_What you should do_
Report only the number of lines holding "this".

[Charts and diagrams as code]
────────

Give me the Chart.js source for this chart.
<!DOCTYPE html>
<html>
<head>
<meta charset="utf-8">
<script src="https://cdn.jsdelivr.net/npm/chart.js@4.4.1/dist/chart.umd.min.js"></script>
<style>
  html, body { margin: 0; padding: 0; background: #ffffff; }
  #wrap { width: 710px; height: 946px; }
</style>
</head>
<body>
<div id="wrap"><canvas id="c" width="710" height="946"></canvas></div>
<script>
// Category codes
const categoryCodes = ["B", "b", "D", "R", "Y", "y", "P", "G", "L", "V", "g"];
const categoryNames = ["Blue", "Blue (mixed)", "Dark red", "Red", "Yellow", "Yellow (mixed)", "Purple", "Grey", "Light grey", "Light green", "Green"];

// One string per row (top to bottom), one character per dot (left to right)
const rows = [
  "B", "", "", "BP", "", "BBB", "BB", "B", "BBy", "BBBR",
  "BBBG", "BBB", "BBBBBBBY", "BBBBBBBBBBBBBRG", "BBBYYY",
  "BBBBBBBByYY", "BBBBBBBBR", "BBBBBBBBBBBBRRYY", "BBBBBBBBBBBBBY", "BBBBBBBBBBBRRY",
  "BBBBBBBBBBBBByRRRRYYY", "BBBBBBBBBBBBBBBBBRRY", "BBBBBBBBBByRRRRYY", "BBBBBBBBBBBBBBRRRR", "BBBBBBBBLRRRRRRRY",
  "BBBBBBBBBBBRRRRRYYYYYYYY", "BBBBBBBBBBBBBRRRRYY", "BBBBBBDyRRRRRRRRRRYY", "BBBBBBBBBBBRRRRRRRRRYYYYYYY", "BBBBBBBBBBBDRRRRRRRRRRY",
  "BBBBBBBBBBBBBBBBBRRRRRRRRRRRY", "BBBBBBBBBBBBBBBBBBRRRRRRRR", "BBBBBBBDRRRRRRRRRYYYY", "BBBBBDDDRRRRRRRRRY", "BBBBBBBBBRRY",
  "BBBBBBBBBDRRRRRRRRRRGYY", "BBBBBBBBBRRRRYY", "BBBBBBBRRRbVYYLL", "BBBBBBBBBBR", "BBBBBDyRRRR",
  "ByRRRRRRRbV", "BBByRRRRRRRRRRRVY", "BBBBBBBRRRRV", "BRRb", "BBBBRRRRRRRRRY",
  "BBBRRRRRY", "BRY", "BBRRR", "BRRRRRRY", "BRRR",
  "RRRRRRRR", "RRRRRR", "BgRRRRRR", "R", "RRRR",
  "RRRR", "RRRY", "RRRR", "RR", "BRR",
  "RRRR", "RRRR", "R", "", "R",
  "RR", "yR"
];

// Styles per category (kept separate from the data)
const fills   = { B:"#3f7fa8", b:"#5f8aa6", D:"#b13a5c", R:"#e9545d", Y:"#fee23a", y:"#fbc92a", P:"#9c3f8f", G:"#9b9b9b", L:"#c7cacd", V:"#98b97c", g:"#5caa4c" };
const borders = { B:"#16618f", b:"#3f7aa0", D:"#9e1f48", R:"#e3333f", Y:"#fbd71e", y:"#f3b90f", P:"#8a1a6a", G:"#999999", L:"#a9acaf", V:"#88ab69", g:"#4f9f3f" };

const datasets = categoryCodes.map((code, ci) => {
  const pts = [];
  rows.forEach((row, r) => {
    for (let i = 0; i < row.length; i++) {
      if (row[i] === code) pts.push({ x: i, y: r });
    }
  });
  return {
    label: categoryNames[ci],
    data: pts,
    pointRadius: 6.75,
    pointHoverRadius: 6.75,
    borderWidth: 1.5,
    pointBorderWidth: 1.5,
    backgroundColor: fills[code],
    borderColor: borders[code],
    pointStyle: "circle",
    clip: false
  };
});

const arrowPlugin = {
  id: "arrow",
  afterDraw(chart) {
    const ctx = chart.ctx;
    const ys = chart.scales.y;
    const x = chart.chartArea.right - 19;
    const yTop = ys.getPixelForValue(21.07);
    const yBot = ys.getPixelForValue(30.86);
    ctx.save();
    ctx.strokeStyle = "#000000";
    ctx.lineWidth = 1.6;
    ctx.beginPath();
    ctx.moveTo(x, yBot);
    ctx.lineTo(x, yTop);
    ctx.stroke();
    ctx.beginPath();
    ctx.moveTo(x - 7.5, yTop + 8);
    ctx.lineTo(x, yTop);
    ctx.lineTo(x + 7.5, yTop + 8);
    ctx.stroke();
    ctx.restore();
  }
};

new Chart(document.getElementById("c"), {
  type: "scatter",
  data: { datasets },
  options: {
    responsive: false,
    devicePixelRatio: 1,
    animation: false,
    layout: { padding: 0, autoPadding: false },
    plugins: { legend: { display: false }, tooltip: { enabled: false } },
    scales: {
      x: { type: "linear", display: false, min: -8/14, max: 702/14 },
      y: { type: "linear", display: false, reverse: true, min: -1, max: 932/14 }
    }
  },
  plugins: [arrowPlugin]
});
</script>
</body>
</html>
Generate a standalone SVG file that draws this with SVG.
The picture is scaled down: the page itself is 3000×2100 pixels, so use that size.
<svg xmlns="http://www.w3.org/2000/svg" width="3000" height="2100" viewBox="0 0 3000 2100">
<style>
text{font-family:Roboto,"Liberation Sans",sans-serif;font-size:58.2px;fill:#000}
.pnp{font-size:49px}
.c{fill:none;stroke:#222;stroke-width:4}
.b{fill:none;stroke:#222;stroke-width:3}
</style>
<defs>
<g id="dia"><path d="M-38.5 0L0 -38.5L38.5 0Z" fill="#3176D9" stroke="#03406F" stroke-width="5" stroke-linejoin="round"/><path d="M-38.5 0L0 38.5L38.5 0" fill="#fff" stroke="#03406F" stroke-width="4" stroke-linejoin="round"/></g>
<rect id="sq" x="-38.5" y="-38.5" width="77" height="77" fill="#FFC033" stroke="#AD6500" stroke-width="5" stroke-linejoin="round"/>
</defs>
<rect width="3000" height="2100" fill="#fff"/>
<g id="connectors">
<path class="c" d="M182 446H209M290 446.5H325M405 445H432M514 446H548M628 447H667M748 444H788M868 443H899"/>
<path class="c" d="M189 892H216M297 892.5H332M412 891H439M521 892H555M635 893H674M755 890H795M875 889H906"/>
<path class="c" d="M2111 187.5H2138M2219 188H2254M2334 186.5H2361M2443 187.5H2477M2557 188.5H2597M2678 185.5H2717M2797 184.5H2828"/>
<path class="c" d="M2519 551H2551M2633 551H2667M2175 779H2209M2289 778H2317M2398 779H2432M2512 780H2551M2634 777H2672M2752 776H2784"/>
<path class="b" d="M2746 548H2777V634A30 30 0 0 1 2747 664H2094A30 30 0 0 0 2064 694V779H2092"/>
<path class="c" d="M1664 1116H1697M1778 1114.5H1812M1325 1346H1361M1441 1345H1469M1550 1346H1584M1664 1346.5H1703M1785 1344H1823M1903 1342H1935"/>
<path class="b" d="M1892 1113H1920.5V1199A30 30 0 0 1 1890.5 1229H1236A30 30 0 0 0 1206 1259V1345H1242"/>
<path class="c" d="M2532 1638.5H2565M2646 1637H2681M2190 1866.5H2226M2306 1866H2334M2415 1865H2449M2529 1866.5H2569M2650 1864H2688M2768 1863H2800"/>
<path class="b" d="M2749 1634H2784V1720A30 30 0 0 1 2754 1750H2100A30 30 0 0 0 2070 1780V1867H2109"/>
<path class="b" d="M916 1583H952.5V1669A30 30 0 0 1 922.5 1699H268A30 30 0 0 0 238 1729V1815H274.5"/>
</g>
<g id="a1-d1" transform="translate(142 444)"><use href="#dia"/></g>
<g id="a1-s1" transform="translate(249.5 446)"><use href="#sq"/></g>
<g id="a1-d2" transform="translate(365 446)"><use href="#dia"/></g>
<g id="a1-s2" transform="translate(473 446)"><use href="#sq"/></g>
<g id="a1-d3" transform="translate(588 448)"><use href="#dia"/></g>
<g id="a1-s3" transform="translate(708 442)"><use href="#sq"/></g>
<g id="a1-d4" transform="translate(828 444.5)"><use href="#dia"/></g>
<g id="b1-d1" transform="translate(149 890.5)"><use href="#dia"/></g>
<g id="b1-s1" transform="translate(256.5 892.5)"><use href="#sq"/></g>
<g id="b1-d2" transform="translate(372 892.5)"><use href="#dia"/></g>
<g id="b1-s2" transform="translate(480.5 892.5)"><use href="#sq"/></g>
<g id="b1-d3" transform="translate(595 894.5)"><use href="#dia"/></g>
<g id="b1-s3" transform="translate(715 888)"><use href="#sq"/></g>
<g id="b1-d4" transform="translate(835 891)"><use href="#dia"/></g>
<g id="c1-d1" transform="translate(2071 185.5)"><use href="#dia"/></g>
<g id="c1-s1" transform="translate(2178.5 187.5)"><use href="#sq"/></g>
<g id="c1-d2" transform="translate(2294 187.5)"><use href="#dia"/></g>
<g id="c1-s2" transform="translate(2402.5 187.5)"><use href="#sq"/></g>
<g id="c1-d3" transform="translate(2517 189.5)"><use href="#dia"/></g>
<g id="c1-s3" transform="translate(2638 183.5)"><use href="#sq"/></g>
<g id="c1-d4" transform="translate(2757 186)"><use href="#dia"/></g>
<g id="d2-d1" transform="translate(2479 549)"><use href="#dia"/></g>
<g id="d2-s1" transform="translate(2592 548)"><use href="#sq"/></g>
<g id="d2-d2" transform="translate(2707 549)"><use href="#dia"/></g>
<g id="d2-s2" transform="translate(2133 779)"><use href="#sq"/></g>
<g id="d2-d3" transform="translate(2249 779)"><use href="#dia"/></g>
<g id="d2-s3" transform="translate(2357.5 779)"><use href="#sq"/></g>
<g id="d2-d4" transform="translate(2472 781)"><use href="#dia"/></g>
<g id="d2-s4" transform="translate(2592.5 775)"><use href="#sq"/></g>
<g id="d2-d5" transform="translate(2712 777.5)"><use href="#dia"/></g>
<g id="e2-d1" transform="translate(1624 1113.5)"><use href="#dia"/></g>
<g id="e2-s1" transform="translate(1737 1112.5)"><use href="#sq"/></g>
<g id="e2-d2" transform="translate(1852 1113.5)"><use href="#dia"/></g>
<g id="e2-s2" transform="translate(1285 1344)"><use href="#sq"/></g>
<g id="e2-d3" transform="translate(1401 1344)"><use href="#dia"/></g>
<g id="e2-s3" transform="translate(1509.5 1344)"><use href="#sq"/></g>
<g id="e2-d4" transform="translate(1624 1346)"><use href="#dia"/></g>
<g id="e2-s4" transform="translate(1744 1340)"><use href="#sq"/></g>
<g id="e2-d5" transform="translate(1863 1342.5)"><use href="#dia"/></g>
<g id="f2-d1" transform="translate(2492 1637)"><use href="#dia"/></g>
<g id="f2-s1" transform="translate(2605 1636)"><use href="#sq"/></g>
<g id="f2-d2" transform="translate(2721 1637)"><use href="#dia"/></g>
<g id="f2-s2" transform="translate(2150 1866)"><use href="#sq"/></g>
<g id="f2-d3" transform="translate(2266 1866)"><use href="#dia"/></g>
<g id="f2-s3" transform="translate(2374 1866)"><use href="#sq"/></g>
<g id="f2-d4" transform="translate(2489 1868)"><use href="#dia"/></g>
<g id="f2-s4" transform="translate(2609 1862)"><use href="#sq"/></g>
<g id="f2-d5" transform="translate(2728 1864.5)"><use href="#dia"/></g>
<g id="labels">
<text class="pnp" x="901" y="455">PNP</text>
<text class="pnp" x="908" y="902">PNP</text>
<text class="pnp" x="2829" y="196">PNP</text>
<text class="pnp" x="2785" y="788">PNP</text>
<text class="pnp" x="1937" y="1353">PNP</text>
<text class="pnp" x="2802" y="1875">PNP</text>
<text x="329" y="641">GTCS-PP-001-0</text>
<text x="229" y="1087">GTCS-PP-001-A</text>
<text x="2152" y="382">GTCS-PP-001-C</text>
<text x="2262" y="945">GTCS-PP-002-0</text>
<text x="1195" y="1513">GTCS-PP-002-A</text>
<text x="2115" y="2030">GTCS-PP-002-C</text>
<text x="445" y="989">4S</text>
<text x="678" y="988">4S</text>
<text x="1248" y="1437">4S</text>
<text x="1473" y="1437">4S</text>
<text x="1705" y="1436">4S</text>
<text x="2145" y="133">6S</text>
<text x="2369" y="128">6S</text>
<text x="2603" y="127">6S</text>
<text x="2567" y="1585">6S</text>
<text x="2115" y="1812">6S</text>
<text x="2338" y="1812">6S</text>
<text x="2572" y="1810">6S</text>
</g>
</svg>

────────

_Complete output_
2